The ultrafast X-ray spectroscopic revolution in chemical dynamics
- Author(s): Kraus, PM
- Zürch, M
- Cushing, SK
- Neumark, DM
- Leone, SR
- et al.
Published Web Locationhttps://doi.org/10.1038/s41570-018-0008-8
© 2018, Macmillan Publishers Ltd., part of Springer Nature. The past two decades have seen rapid developments in short-pulse X-ray sources, which have enabled the study of nuclear and electronic dynamics by ultrafast X-ray spectroscopies with unprecedented time resolution ranging from nanoseconds to attoseconds. In this Perspective, we discuss some of the major achievements in the study of nuclear and electronic dynamics with X-ray pulses produced by high-harmonic, free-electron-laser and synchrotron sources.
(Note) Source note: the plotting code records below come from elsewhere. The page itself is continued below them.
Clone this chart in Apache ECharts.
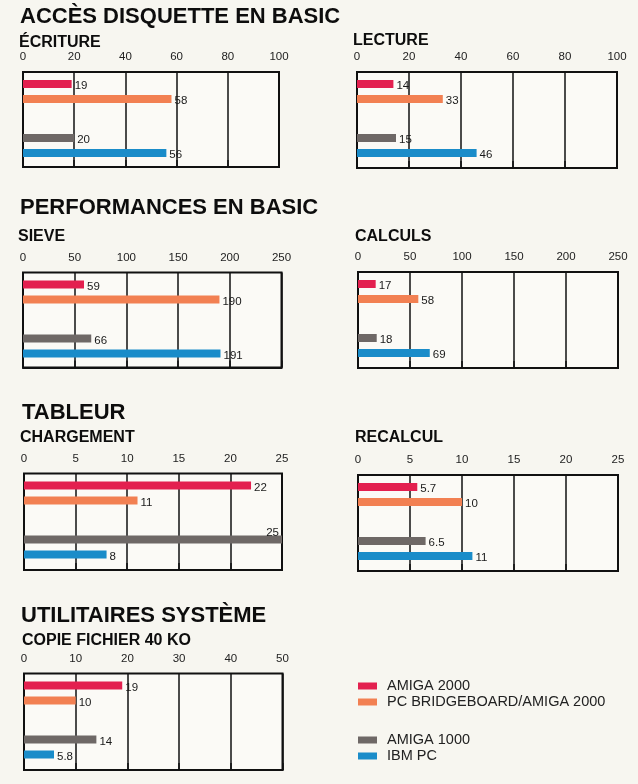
<!DOCTYPE html>
<html>
<head>
<meta charset="utf-8">
<script src="https://cdn.jsdelivr.net/npm/echarts@6/dist/echarts.min.js"></script>
<style>
html,body{margin:0;padding:0;background:#f7f6f0;}
#chart{width:638px;height:784px;}
</style>
</head>
<body>
<div id="chart"></div>
<script>
// ---------- DATA ----------
const machines = ['AMIGA 2000', 'PC BRIDGEBOARD/AMIGA 2000', 'AMIGA 1000', 'IBM PC'];
const groups = ['AMIGA 2000 / BRIDGEBOARD', 'AMIGA 1000 / IBM PC'];
const machineGroup = [0, 0, 1, 1];

const ecriture   = [19, 58, 20, 56];
const lecture    = [14, 33, 15, 46];
const sieve      = [59, 190, 66, 191];
const calculs    = [17, 58, 18, 69];
const chargement = [22, 11, 25, 8];
const recalcul   = [5.7, 10, 6.5, 11];
const copie      = [19, 10, 14, 5.8];

const axisMax  = [100, 100, 250, 250, 25, 25, 50];
const axisStep = [20, 20, 50, 50, 5, 5, 10];

const sections  = ['ACCÈS DISQUETTE EN BASIC', 'PERFORMANCES EN BASIC', 'TABLEUR', 'UTILITAIRES SYSTÈME'];
const subtitles = ['ÉCRITURE', 'LECTURE', 'SIEVE', 'CALCULS', 'CHARGEMENT', 'RECALCUL', 'COPIE FICHIER 40 KO'];

// ---------- LAYOUT & STYLE ----------
const panelValues = [ecriture, lecture, sieve, calculs, chargement, recalcul, copie];
const colors = ['#e3204f', '#f28052', '#6e6866', '#1a8cc9'];
const FONT = "'Liberation Sans', Arial, Helvetica, sans-serif";
const frames = [
  {left: 23,  top: 72,    width: 256,   height: 95},
  {left: 357, top: 72,    width: 260,   height: 96},
  {left: 23,  top: 272.5, width: 258.5, height: 95},
  {left: 358, top: 272,   width: 260,   height: 96},
  {left: 24,  top: 473.5, width: 258,   height: 96.5},
  {left: 358, top: 475,   width: 260,   height: 96},
  {left: 24,  top: 673.5, width: 258.5, height: 96.5}
];
const sectionPos = [{left: 20, top: 5.5}, {left: 20, top: 197}, {left: 22, top: 401.5}, {left: 21, top: 605}];
const subPos = [
  {left: 19, top: 35}, {left: 353, top: 33}, {left: 18, top: 228.7}, {left: 355, top: 228.7},
  {left: 20, top: 429.5}, {left: 355, top: 429.5}, {left: 22, top: 633}
];

const titles = [];
sections.forEach((t, i) => titles.push({
  text: t, left: sectionPos[i].left, top: sectionPos[i].top, padding: 0,
  textStyle: {fontSize: 22, fontWeight: 'bold', color: '#0d0d0d', fontFamily: FONT}
}));
subtitles.forEach((t, i) => titles.push({
  text: t, left: subPos[i].left, top: subPos[i].top, padding: 0,
  textStyle: {fontSize: 16, fontWeight: 'bold', color: '#0d0d0d', fontFamily: FONT}
}));

const grids = [], xAxes = [], yAxes = [], series = [];
panelValues.forEach((vals, p) => {
  const f = frames[p];
  const gFrame = grids.length;
  grids.push({left: f.left, top: f.top, width: f.width, height: f.height, show: true,
    borderColor: '#111', borderWidth: 2, backgroundColor: '#fbfaf6'});
  const gData = grids.length;
  grids.push({left: f.left, top: f.top + 22.5, width: f.width, height: 48});

  xAxes.push({gridIndex: gFrame, type: 'value', position: 'top', min: 0, max: axisMax[p], interval: axisStep[p],
    axisLine: {show: true, lineStyle: {color: '#111', width: 2}},
    axisTick: {show: true, length: 7, lineStyle: {color: '#111', width: 1.5}},
    axisLabel: {margin: 9, fontSize: 11.5, color: '#222', fontFamily: FONT},
    splitLine: {show: true, lineStyle: {color: '#111', width: 1.5}}});
  xAxes.push({gridIndex: gData, type: 'value', min: 0, max: axisMax[p], show: false, splitLine: {show: false}});
  yAxes.push({gridIndex: gFrame, type: 'value', min: 0, max: 1, show: false, splitLine: {show: false}});
  yAxes.push({gridIndex: gData, type: 'category', data: groups, inverse: true, show: false});

  machines.forEach((m, i) => {
    const data = groups.map((g, gi) => {
      if (gi !== machineGroup[i]) return null;
      const v = vals[i];
      if (v >= axisMax[p]) {
        return {value: v, label: {position: ['100%', 0], align: 'right', verticalAlign: 'bottom', offset: [-3, 3]}};
      }
      return v;
    });
    series.push({
      type: 'bar', name: m, xAxisIndex: gData, yAxisIndex: gData, data: data,
      barWidth: 8, barGap: '87.5%', clip: false,
      itemStyle: {color: colors[i]},
      label: {show: true, position: 'right', distance: 3, offset: [0, 2],
        fontSize: 11.5, color: '#1a1a1a', fontFamily: FONT},
      emphasis: {disabled: true}
    });
  });
});

const legendCommon = {
  orient: 'vertical', left: 358, padding: 0, itemGap: 1, icon: 'rect',
  itemWidth: 19, itemHeight: 7,
  textStyle: {fontSize: 14.5, lineHeight: 15, color: '#222', fontFamily: FONT, padding: [0, 0, 0, 5]}
};

const chart = echarts.init(document.getElementById('chart'), null, {renderer: 'canvas'});
chart.setOption({
  backgroundColor: '#f7f6f0',
  animation: false,
  title: titles,
  legend: [
    Object.assign({}, legendCommon, {top: 678.5, data: machines.slice(0, 2)}),
    Object.assign({}, legendCommon, {top: 732.5, data: machines.slice(2, 4)})
  ],
  grid: grids,
  xAxis: xAxes,
  yAxis: yAxes,
  series: series
});
</script>
</body>
</html>
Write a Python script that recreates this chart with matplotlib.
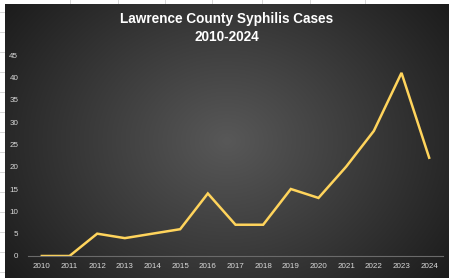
import numpy as np
import matplotlib
matplotlib.use("Agg")
import matplotlib.pyplot as plt

years = [2010, 2011, 2012, 2013, 2014, 2015, 2016, 2017, 2018, 2019, 2020, 2021, 2022, 2023, 2024]
cases = [0, 0, 5, 4, 5, 6, 14, 7, 7, 15, 13, 20, 28, 41, 22]
yticks = [0, 5, 10, 15, 20, 25, 30, 35, 40, 45]
title = "Lawrence County Syphilis Cases\n2010-2024"

W, H = 449, 278
fig = plt.figure(figsize=(W / 100, H / 100), dpi=100, facecolor="white")

# spreadsheet-like backdrop
bg0 = fig.add_axes([0, 0, 1, 1])
bg0.set_xlim(0, W); bg0.set_ylim(H, 0); bg0.axis("off")
for yy in range(12, H, 20):
    bg0.plot([0, 5], [yy, yy], color="#d0d0d0", lw=0.6)
for xx in [70, 118, 165, 212, 262, 310, 365]:
    bg0.plot([xx, xx], [0, 4], color="#d0d0d0", lw=0.6)

# dark radial gradient chart area
x0, y0 = 5, 4
bg = fig.add_axes([x0 / W, 0, (W - x0) / W, (H - y0) / H])
gx, gy = np.meshgrid(np.linspace(-1, 1, 400), np.linspace(-1, 1, 250))
r = np.sqrt(gx ** 2 + (gy * 0.75) ** 2)
r = np.clip(r / 1.25, 0, 1)
c0 = np.array([0x58, 0x58, 0x58]) / 255
c1 = np.array([0x1c, 0x1c, 0x1c]) / 255
img = c0[None, None, :] * (1 - r[..., None]) + c1[None, None, :] * r[..., None]
bg.imshow(img, aspect="auto", extent=[0, 1, 0, 1], interpolation="bilinear")
bg.axis("off")

fig.text(0.5 + 2.5 / W, 1 - 28 / H, title, ha="center", va="center", color="white",
         fontsize=9.8, fontweight="bold", family="Liberation Sans", linespacing=1.45)

ax = fig.add_axes([28 / W, 22 / H, 415 / W, 201 / H])
ax.set_facecolor("none")
ax.plot(years, cases, color="#FFD45C", lw=1.8, solid_joinstyle="miter")
ax.set_xlim(2009.5, 2024.5)
ax.set_ylim(0, 45)
ax.set_xticks(years)
ax.set_xticklabels([str(y) for y in years])
ax.set_yticks(yticks)
for s in ["top", "right", "left"]:
    ax.spines[s].set_visible(False)
ax.spines["bottom"].set_color("#6a6a6a")
ax.spines["bottom"].set_linewidth(0.8)
ax.tick_params(axis="both", length=0, labelsize=5.8, colors="#d9d9d9", pad=5)
ax.tick_params(axis="y", pad=7)
for lab in ax.get_xticklabels() + ax.get_yticklabels():
    lab.set_family("Liberation Sans")

fig.savefig("out.png", dpi=100, facecolor="white")
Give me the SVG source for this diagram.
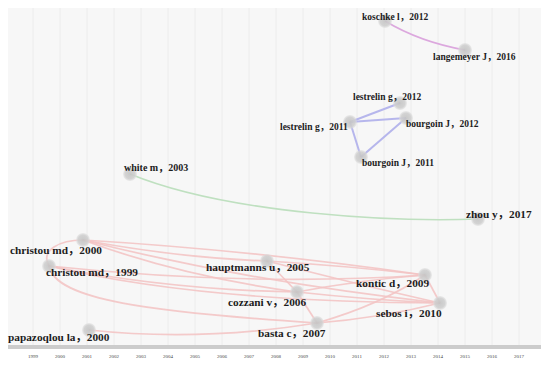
<svg xmlns="http://www.w3.org/2000/svg" width="550" height="367" viewBox="0 0 550 367">
<defs>
<radialGradient id="ng" cx="0.5" cy="0.5" r="0.5">
<stop offset="0" stop-color="#c4c4c4"/>
<stop offset="0.7" stop-color="#cfcfcf"/>
<stop offset="1" stop-color="#dedede" stop-opacity="0.6"/>
</radialGradient>
<style>
.lbl{font-family:"Liberation Serif","Noto Sans CJK SC",serif;font-weight:bold;fill:#1c1c1c}
.s{font-size:9.5px}
.m{font-size:10px}
.b{font-size:11.3px}
.yr{font-family:"Liberation Serif",serif;font-size:5px;fill:#444;text-anchor:middle}
.grid{stroke:#ececec;stroke-width:1}
.node{fill:url(#ng);opacity:0.9}
.red{fill:none;stroke:#f3c4c4;stroke-width:1.7;opacity:0.9}
.blue{fill:none;stroke:#b6b6ec;stroke-width:2}
.green{fill:none;stroke:#bfe0c0;stroke-width:1.6}
.pink{fill:none;stroke:#dca8de;stroke-width:1.6}
</style>
</defs>
<rect x="0" y="0" width="550" height="367" fill="#ffffff"/>
<rect x="8" y="8" width="533" height="337" fill="#f7f7f7"/>
<g id="grid">
<line class="grid" x1="33" y1="8" x2="33" y2="345"/>
<line class="grid" x1="60" y1="8" x2="60" y2="345"/>
<line class="grid" x1="87" y1="8" x2="87" y2="345"/>
<line class="grid" x1="114" y1="8" x2="114" y2="345"/>
<line class="grid" x1="141" y1="8" x2="141" y2="345"/>
<line class="grid" x1="168" y1="8" x2="168" y2="345"/>
<line class="grid" x1="195" y1="8" x2="195" y2="345"/>
<line class="grid" x1="222" y1="8" x2="222" y2="345"/>
<line class="grid" x1="249" y1="8" x2="249" y2="345"/>
<line class="grid" x1="276" y1="8" x2="276" y2="345"/>
<line class="grid" x1="303" y1="8" x2="303" y2="345"/>
<line class="grid" x1="330" y1="8" x2="330" y2="345"/>
<line class="grid" x1="357" y1="8" x2="357" y2="345"/>
<line class="grid" x1="384" y1="8" x2="384" y2="345"/>
<line class="grid" x1="411" y1="8" x2="411" y2="345"/>
<line class="grid" x1="438" y1="8" x2="438" y2="345"/>
<line class="grid" x1="465" y1="8" x2="465" y2="345"/>
<line class="grid" x1="492" y1="8" x2="492" y2="345"/>
<line class="grid" x1="519" y1="8" x2="519" y2="345"/>
</g>
<g id="axis">
<rect x="8" y="345" width="533" height="4" fill="#cccccc"/>
<text class="yr" x="33" y="358">1999</text>
<text class="yr" x="60" y="358">2000</text>
<text class="yr" x="87" y="358">2001</text>
<text class="yr" x="114" y="358">2002</text>
<text class="yr" x="141" y="358">2003</text>
<text class="yr" x="168" y="358">2004</text>
<text class="yr" x="195" y="358">2005</text>
<text class="yr" x="222" y="358">2006</text>
<text class="yr" x="249" y="358">2007</text>
<text class="yr" x="276" y="358">2008</text>
<text class="yr" x="303" y="358">2009</text>
<text class="yr" x="330" y="358">2010</text>
<text class="yr" x="357" y="358">2011</text>
<text class="yr" x="384" y="358">2012</text>
<text class="yr" x="411" y="358">2013</text>
<text class="yr" x="438" y="358">2014</text>
<text class="yr" x="465" y="358">2015</text>
<text class="yr" x="492" y="358">2016</text>
<text class="yr" x="519" y="358">2017</text>
</g>
<g id="connectors">
<path class="pink" d="M385,21 Q420,42 465,50"/>
<path class="blue" d="M400,103 L350,122"/>
<path class="blue" d="M406,118 L350,122"/>
<path class="blue" d="M361,157 L350,122"/>
<path class="blue" d="M406,118 L361,157"/>
<path class="green" d="M130,174 C230,215 400,222 478,219"/>
<path class="red" d="M83,240 C60,240 40,250 49,266"/>
<path class="red" d="M83,240 Q180,258 267,261"/>
<path class="red" d="M83,240 Q250,250 425,275"/>
<path class="red" d="M83,240 Q250,282 440,303"/>
<path class="red" d="M83,240 Q180,276 297,292"/>
<path class="red" d="M49,266 Q250,287 425,275"/>
<path class="red" d="M49,266 Q200,302 440,303"/>
<path class="red" d="M49,266 C55,300 150,312 317,323"/>
<path class="red" d="M49,266 Q170,290 297,292"/>
<path class="red" d="M89,330 Q200,342 317,323"/>
<path class="red" d="M267,261 Q350,266 425,275"/>
<path class="red" d="M267,261 L297,292"/>
<path class="red" d="M267,261 Q360,285 440,303"/>
<path class="red" d="M297,292 L317,323"/>
<path class="red" d="M297,292 Q370,300 440,303"/>
<path class="red" d="M297,292 Q360,280 425,275"/>
<path class="red" d="M317,323 Q380,318 440,303"/>
<path class="red" d="M317,323 Q380,305 425,275"/>
<path class="red" d="M425,275 L440,303"/>
</g>
<g id="koschke"><circle class="node" cx="385" cy="21" r="7"/><text class="lbl s" x="362" y="20">koschke l，2012</text></g>
<g id="langemeyer"><circle class="node" cx="465" cy="50" r="7"/><text class="lbl s" x="433" y="60">langemeyer J，2016</text></g>
<g id="lestrelin2012"><circle class="node" cx="400" cy="103" r="7"/><text class="lbl s" x="353" y="100">lestrelin g，2012</text></g>
<g id="lestrelin2011"><circle class="node" cx="350" cy="122" r="7"/><text class="lbl s" x="280" y="130">lestrelin g，2011</text></g>
<g id="bourgoin2012"><circle class="node" cx="406" cy="118" r="7"/><text class="lbl s" x="406" y="127">bourgoin J，2012</text></g>
<g id="bourgoin2011"><circle class="node" cx="361" cy="157" r="7"/><text class="lbl s" x="362" y="166">bourgoin J，2011</text></g>
<g id="white"><circle class="node" cx="130" cy="174" r="7"/><text class="lbl m" x="124" y="171">white m，2003</text></g>
<g id="zhou"><circle class="node" cx="478" cy="219" r="7"/><text class="lbl b" x="466" y="218">zhou y，2017</text></g>
<g id="christou2000"><circle class="node" cx="83" cy="240" r="7"/><text class="lbl b" x="10" y="254">christou md，2000</text></g>
<g id="christou1999"><circle class="node" cx="49" cy="266" r="7"/><text class="lbl b" x="46" y="276">christou md，1999</text></g>
<g id="hauptmanns"><circle class="node" cx="267" cy="261" r="7"/><text class="lbl b" x="206" y="271">hauptmanns u，2005</text></g>
<g id="cozzani"><circle class="node" cx="297" cy="292" r="7"/><text class="lbl b" x="228" y="306">cozzani v，2006</text></g>
<g id="basta"><circle class="node" cx="317" cy="323" r="7"/><text class="lbl b" x="258" y="337">basta c，2007</text></g>
<g id="kontic"><circle class="node" cx="425" cy="275" r="7"/><text class="lbl b" x="356" y="287">kontic d，2009</text></g>
<g id="sebos"><circle class="node" cx="440" cy="303" r="7"/><text class="lbl b" x="376" y="317">sebos i，2010</text></g>
<g id="papazoqlou"><circle class="node" cx="89" cy="330" r="7"/><text class="lbl b" x="8" y="341">papazoqlou la，2000</text></g>
</svg>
The particular dynamic processes probed by X-ray radiation highlighted in this Perspective are electronic coherences on attosecond to femtosecond timescales, chemical reactions, such as dissociations, and pericyclic ring-openings, spin-crossover dynamics, ligand-exchange dynamics and structural deformations in excited states. X-ray spectroscopic probing of chemical dynamics holds great promise for the future owing to the ongoing developments of new spectroscopies, such as four-wave mixing, and the continuous improvements in emerging laboratory-based, high-harmonic sources and large-scale, facility-based, free-electron lasers.